* Start *
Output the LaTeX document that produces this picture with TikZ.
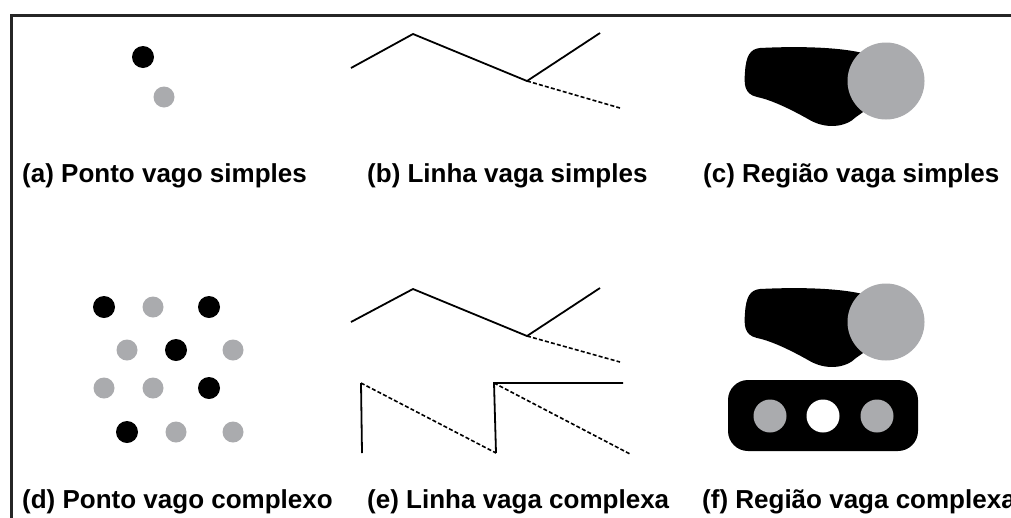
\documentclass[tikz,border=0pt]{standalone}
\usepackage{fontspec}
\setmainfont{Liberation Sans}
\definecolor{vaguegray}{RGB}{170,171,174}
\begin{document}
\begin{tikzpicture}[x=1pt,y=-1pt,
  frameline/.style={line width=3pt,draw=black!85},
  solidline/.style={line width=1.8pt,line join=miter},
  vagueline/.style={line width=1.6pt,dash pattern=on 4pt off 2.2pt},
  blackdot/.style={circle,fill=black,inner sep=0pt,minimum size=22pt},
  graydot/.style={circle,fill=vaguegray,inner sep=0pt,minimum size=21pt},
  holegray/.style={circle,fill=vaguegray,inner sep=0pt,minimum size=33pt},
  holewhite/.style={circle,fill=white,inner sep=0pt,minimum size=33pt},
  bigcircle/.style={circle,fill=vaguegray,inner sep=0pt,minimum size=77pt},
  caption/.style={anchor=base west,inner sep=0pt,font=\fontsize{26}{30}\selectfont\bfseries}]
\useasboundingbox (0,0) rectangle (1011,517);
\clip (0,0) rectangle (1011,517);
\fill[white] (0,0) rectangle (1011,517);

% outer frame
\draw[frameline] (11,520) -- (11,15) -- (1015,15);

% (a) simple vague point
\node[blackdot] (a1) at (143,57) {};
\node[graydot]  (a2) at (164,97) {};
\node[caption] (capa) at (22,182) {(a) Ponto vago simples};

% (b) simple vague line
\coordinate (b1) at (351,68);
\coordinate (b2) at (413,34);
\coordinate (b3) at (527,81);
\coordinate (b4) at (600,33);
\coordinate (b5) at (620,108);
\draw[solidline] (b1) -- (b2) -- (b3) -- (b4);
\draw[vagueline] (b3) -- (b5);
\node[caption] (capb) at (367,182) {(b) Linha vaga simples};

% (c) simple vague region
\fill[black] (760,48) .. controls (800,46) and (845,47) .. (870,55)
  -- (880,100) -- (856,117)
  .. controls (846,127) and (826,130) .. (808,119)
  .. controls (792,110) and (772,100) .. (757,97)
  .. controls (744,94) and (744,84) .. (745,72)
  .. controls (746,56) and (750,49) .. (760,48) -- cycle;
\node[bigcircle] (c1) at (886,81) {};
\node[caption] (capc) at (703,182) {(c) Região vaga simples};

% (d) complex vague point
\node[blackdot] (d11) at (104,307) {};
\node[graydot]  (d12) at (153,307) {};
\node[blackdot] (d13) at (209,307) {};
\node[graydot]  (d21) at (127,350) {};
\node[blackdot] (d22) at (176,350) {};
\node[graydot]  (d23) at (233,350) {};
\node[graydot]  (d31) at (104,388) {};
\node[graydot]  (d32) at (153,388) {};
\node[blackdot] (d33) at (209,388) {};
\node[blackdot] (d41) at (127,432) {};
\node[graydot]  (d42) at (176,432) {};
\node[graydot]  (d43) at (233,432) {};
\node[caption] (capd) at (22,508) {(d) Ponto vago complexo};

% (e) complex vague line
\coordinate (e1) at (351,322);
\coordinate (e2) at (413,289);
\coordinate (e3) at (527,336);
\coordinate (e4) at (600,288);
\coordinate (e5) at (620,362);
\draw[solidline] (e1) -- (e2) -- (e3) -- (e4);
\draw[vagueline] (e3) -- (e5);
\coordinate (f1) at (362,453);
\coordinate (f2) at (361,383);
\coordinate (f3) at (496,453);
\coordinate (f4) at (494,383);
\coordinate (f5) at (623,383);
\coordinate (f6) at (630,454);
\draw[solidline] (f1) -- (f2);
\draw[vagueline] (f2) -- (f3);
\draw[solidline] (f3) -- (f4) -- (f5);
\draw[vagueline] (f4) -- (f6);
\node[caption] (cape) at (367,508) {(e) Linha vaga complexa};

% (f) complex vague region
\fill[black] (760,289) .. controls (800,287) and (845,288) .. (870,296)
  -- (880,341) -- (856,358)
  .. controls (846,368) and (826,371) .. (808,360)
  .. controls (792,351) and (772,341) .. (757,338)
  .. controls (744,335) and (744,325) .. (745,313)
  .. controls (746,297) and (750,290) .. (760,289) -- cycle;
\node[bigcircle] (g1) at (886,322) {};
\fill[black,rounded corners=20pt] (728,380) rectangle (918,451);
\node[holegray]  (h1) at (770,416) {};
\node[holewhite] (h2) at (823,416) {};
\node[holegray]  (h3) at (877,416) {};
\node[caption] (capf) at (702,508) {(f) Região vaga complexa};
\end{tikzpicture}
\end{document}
* End *
* _What is required_: Take the listing above and restate it word for word, without its pictures.

* _Solution to this problem_:
Output the LaTeX document that produces this picture with TikZ.
\documentclass[tikz,border=0pt]{standalone}
\usepackage{fontspec}
\setmainfont{Liberation Sans}
\definecolor{vaguegray}{RGB}{170,171,174}
\begin{document}
\begin{tikzpicture}[x=1pt,y=-1pt,
  frameline/.style={line width=3pt,draw=black!85},
  solidline/.style={line width=1.8pt,line join=miter},
  vagueline/.style={line width=1.6pt,dash pattern=on 4pt off 2.2pt},
  blackdot/.style={circle,fill=black,inner sep=0pt,minimum size=22pt},
  graydot/.style={circle,fill=vaguegray,inner sep=0pt,minimum size=21pt},
  holegray/.style={circle,fill=vaguegray,inner sep=0pt,minimum size=33pt},
  holewhite/.style={circle,fill=white,inner sep=0pt,minimum size=33pt},
  bigcircle/.style={circle,fill=vaguegray,inner sep=0pt,minimum size=77pt},
  caption/.style={anchor=base west,inner sep=0pt,font=\fontsize{26}{30}\selectfont\bfseries}]
\useasboundingbox (0,0) rectangle (1011,517);
\clip (0,0) rectangle (1011,517);
\fill[white] (0,0) rectangle (1011,517);

% outer frame
\draw[frameline] (11,520) -- (11,15) -- (1015,15);

% (a) simple vague point
\node[blackdot] (a1) at (143,57) {};
\node[graydot]  (a2) at (164,97) {};
\node[caption] (capa) at (22,182) {(a) Ponto vago simples};

% (b) simple vague line
\coordinate (b1) at (351,68);
\coordinate (b2) at (413,34);
\coordinate (b3) at (527,81);
\coordinate (b4) at (600,33);
\coordinate (b5) at (620,108);
\draw[solidline] (b1) -- (b2) -- (b3) -- (b4);
\draw[vagueline] (b3) -- (b5);
\node[caption] (capb) at (367,182) {(b) Linha vaga simples};

% (c) simple vague region
\fill[black] (760,48) .. controls (800,46) and (845,47) .. (870,55)
  -- (880,100) -- (856,117)
  .. controls (846,127) and (826,130) .. (808,119)
  .. controls (792,110) and (772,100) .. (757,97)
  .. controls (744,94) and (744,84) .. (745,72)
  .. controls (746,56) and (750,49) .. (760,48) -- cycle;
\node[bigcircle] (c1) at (886,81) {};
\node[caption] (capc) at (703,182) {(c) Região vaga simples};

% (d) complex vague point
\node[blackdot] (d11) at (104,307) {};
\node[graydot]  (d12) at (153,307) {};
\node[blackdot] (d13) at (209,307) {};
\node[graydot]  (d21) at (127,350) {};
\node[blackdot] (d22) at (176,350) {};
\node[graydot]  (d23) at (233,350) {};
\node[graydot]  (d31) at (104,388) {};
\node[graydot]  (d32) at (153,388) {};
\node[blackdot] (d33) at (209,388) {};
\node[blackdot] (d41) at (127,432) {};
\node[graydot]  (d42) at (176,432) {};
\node[graydot]  (d43) at (233,432) {};
\node[caption] (capd) at (22,508) {(d) Ponto vago complexo};

% (e) complex vague line
\coordinate (e1) at (351,322);
\coordinate (e2) at (413,289);
\coordinate (e3) at (527,336);
\coordinate (e4) at (600,288);
\coordinate (e5) at (620,362);
\draw[solidline] (e1) -- (e2) -- (e3) -- (e4);
\draw[vagueline] (e3) -- (e5);
\coordinate (f1) at (362,453);
\coordinate (f2) at (361,383);
\coordinate (f3) at (496,453);
\coordinate (f4) at (494,383);
\coordinate (f5) at (623,383);
\coordinate (f6) at (630,454);
\draw[solidline] (f1) -- (f2);
\draw[vagueline] (f2) -- (f3);
\draw[solidline] (f3) -- (f4) -- (f5);
\draw[vagueline] (f4) -- (f6);
\node[caption] (cape) at (367,508) {(e) Linha vaga complexa};

% (f) complex vague region
\fill[black] (760,289) .. controls (800,287) and (845,288) .. (870,296)
  -- (880,341) -- (856,358)
  .. controls (846,368) and (826,371) .. (808,360)
  .. controls (792,351) and (772,341) .. (757,338)
  .. controls (744,335) and (744,325) .. (745,313)
  .. controls (746,297) and (750,290) .. (760,289) -- cycle;
\node[bigcircle] (g1) at (886,322) {};
\fill[black,rounded corners=20pt] (728,380) rectangle (918,451);
\node[holegray]  (h1) at (770,416) {};
\node[holewhite] (h2) at (823,416) {};
\node[holegray]  (h3) at (877,416) {};
\node[caption] (capf) at (702,508) {(f) Região vaga complexa};
\end{tikzpicture}
\end{document}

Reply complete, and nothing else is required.